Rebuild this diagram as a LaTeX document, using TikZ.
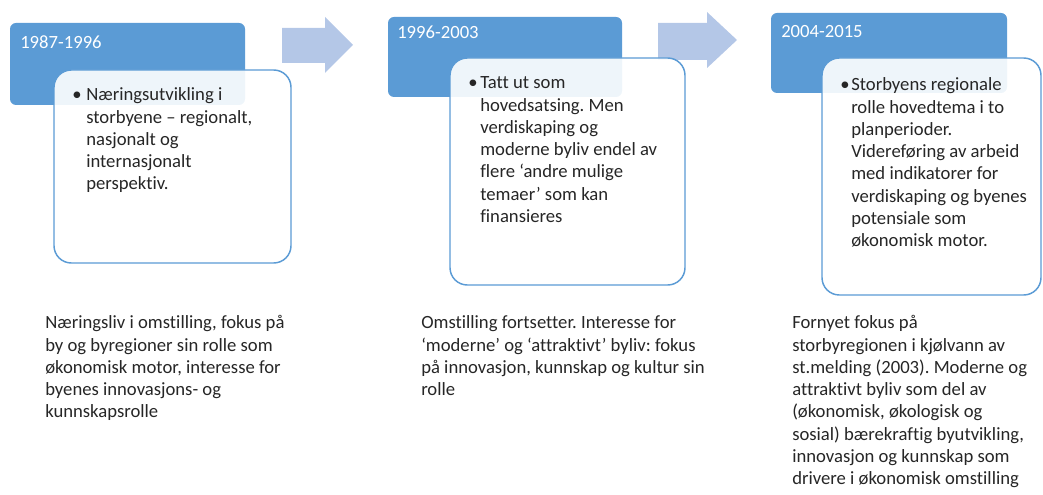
\documentclass[tikz,border=0pt]{standalone}
\usepackage{fontspec}
\setmainfont{Carlito}[Ligatures=NoCommon]
\frenchspacing
\definecolor{hdrblue}{RGB}{91,155,213}
\definecolor{arrowblue}{RGB}{180,199,231}
\definecolor{textgray}{RGB}{38,38,38}
\begin{document}
\begin{tikzpicture}[x=0.75pt,y=-0.75pt,
  body/.style={font=\fontsize{14}{16.7}\selectfont\frenchspacing, text=textgray, align=left, inner sep=0pt, anchor=north west},
  year/.style={font=\fontsize{14}{16.7}\selectfont, text=white, inner sep=0pt, anchor=north west},
  dot/.style={font=\fontsize{14}{16.7}\selectfont, text=textgray, inner sep=0pt, anchor=north west},
  hdr/.style={fill=hdrblue, rounded corners=4.5pt},
  card/.style={draw=hdrblue, line width=1.1pt, fill=white, fill opacity=0.9, rounded corners=13pt},
  bigarrow/.style={fill=arrowblue}]
\useasboundingbox (0,0) rectangle (1043,495);

% period headers
\path[hdr] (10,23) rectangle (245,105);
\path[hdr] (388,17) rectangle (622,97);
\path[hdr] (771,13) rectangle (1007,93);

% block arrows between periods
\path[bigarrow] (282,28) -- (325,28) -- (325,17) -- (353,45) -- (325,73) -- (325,63) -- (282,63) -- cycle;
\path[bigarrow] (658,23) -- (707,23) -- (707,12) -- (737,40) -- (707,68) -- (707,60) -- (658,60) -- cycle;

% detail cards
\path[card] (54,70) rectangle (291,263);
\path[card] (450,58) rectangle (685,285);
\path[card] (822,58) rectangle (1041,295);

% year labels
\node[year] (y1) at (20,35) {1987-1996};
\node[year] (y2) at (397,26) {1996-2003};
\node[year] (y3) at (781,25) {2004-2015};

% card texts
\node[dot] (b1) at (72,85) {\strut•};
\node[body] (c1) at (86,85) {\strut Næringsutvikling i\\storbyene – regionalt,\\nasjonalt og\\internasjonalt\\perspektiv.};
\node[dot] (b2) at (468,73) {\strut•};
\node[body] (c2) at (480,73) {\strut Tatt ut som\\hovedsatsing. Men\\verdiskaping og\\moderne byliv endel av\\flere ‘andre mulige\\temaer’ som kan\\finansieres};
\node[dot] (b3) at (840,75) {\strut•};
\node[body] (c3) at (851,75) {\strut Storbyens regionale\\rolle hovedtema i to\\planperioder.\\Videreføring av arbeid\\med indikatorer for\\verdiskaping og byenes\\potensiale som\\økonomisk motor.};

% context texts below
\node[body] (t1) at (45,313) {\strut Næringsliv i omstilling, fokus på\\by og byregioner sin rolle som\\økonomisk motor, interesse for\\byenes innovasjons- og\\kunnskapsrolle};
\node[body] (t2) at (421,313) {\strut Omstilling fortsetter. Interesse for\\‘moderne’ og ‘attraktivt’ byliv: fokus\\på innovasjon, kunnskap og kultur sin\\rolle};
\node[body] (t3) at (792,313) {\strut Fornyet fokus på\\storbyregionen i kjølvann av\\st.melding (2003). Moderne og\\attraktivt byliv som del av\\(økonomisk, økologisk og\\sosial) bærekraftig byutvikling,\\innovasjon og kunnskap som\\drivere i økonomisk omstilling};
\end{tikzpicture}
\end{document}
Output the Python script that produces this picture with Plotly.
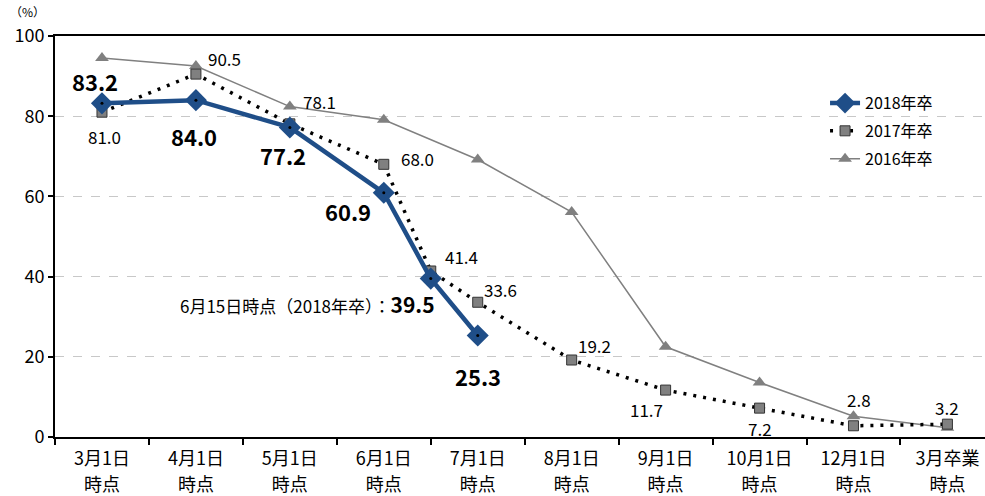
++++++++++
(What this task involves): Reproduce all of the data exactly; the pictures do not belong in the copy.

(Final result):
Rebuild this diagram as a LaTeX document, using TikZ.
\documentclass[tikz,border=0pt]{standalone}
\usepackage{fontspec}
\setmainfont{Carlito}[Ligatures=NoCommon]
\frenchspacing
\definecolor{hdrblue}{RGB}{91,155,213}
\definecolor{arrowblue}{RGB}{180,199,231}
\definecolor{textgray}{RGB}{38,38,38}
\begin{document}
\begin{tikzpicture}[x=0.75pt,y=-0.75pt,
  body/.style={font=\fontsize{14}{16.7}\selectfont\frenchspacing, text=textgray, align=left, inner sep=0pt, anchor=north west},
  year/.style={font=\fontsize{14}{16.7}\selectfont, text=white, inner sep=0pt, anchor=north west},
  dot/.style={font=\fontsize{14}{16.7}\selectfont, text=textgray, inner sep=0pt, anchor=north west},
  hdr/.style={fill=hdrblue, rounded corners=4.5pt},
  card/.style={draw=hdrblue, line width=1.1pt, fill=white, fill opacity=0.9, rounded corners=13pt},
  bigarrow/.style={fill=arrowblue}]
\useasboundingbox (0,0) rectangle (1043,495);

% period headers
\path[hdr] (10,23) rectangle (245,105);
\path[hdr] (388,17) rectangle (622,97);
\path[hdr] (771,13) rectangle (1007,93);

% block arrows between periods
\path[bigarrow] (282,28) -- (325,28) -- (325,17) -- (353,45) -- (325,73) -- (325,63) -- (282,63) -- cycle;
\path[bigarrow] (658,23) -- (707,23) -- (707,12) -- (737,40) -- (707,68) -- (707,60) -- (658,60) -- cycle;

% detail cards
\path[card] (54,70) rectangle (291,263);
\path[card] (450,58) rectangle (685,285);
\path[card] (822,58) rectangle (1041,295);

% year labels
\node[year] (y1) at (20,35) {1987-1996};
\node[year] (y2) at (397,26) {1996-2003};
\node[year] (y3) at (781,25) {2004-2015};

% card texts
\node[dot] (b1) at (72,85) {\strut•};
\node[body] (c1) at (86,85) {\strut Næringsutvikling i\\storbyene – regionalt,\\nasjonalt og\\internasjonalt\\perspektiv.};
\node[dot] (b2) at (468,73) {\strut•};
\node[body] (c2) at (480,73) {\strut Tatt ut som\\hovedsatsing. Men\\verdiskaping og\\moderne byliv endel av\\flere ‘andre mulige\\temaer’ som kan\\finansieres};
\node[dot] (b3) at (840,75) {\strut•};
\node[body] (c3) at (851,75) {\strut Storbyens regionale\\rolle hovedtema i to\\planperioder.\\Videreføring av arbeid\\med indikatorer for\\verdiskaping og byenes\\potensiale som\\økonomisk motor.};

% context texts below
\node[body] (t1) at (45,313) {\strut Næringsliv i omstilling, fokus på\\by og byregioner sin rolle som\\økonomisk motor, interesse for\\byenes innovasjons- og\\kunnskapsrolle};
\node[body] (t2) at (421,313) {\strut Omstilling fortsetter. Interesse for\\‘moderne’ og ‘attraktivt’ byliv: fokus\\på innovasjon, kunnskap og kultur sin\\rolle};
\node[body] (t3) at (792,313) {\strut Fornyet fokus på\\storbyregionen i kjølvann av\\st.melding (2003). Moderne og\\attraktivt byliv som del av\\(økonomisk, økologisk og\\sosial) bærekraftig byutvikling,\\innovasjon og kunnskap som\\drivere i økonomisk omstilling};
\end{tikzpicture}
\end{document}
Output the Python script that produces this picture with Plotly.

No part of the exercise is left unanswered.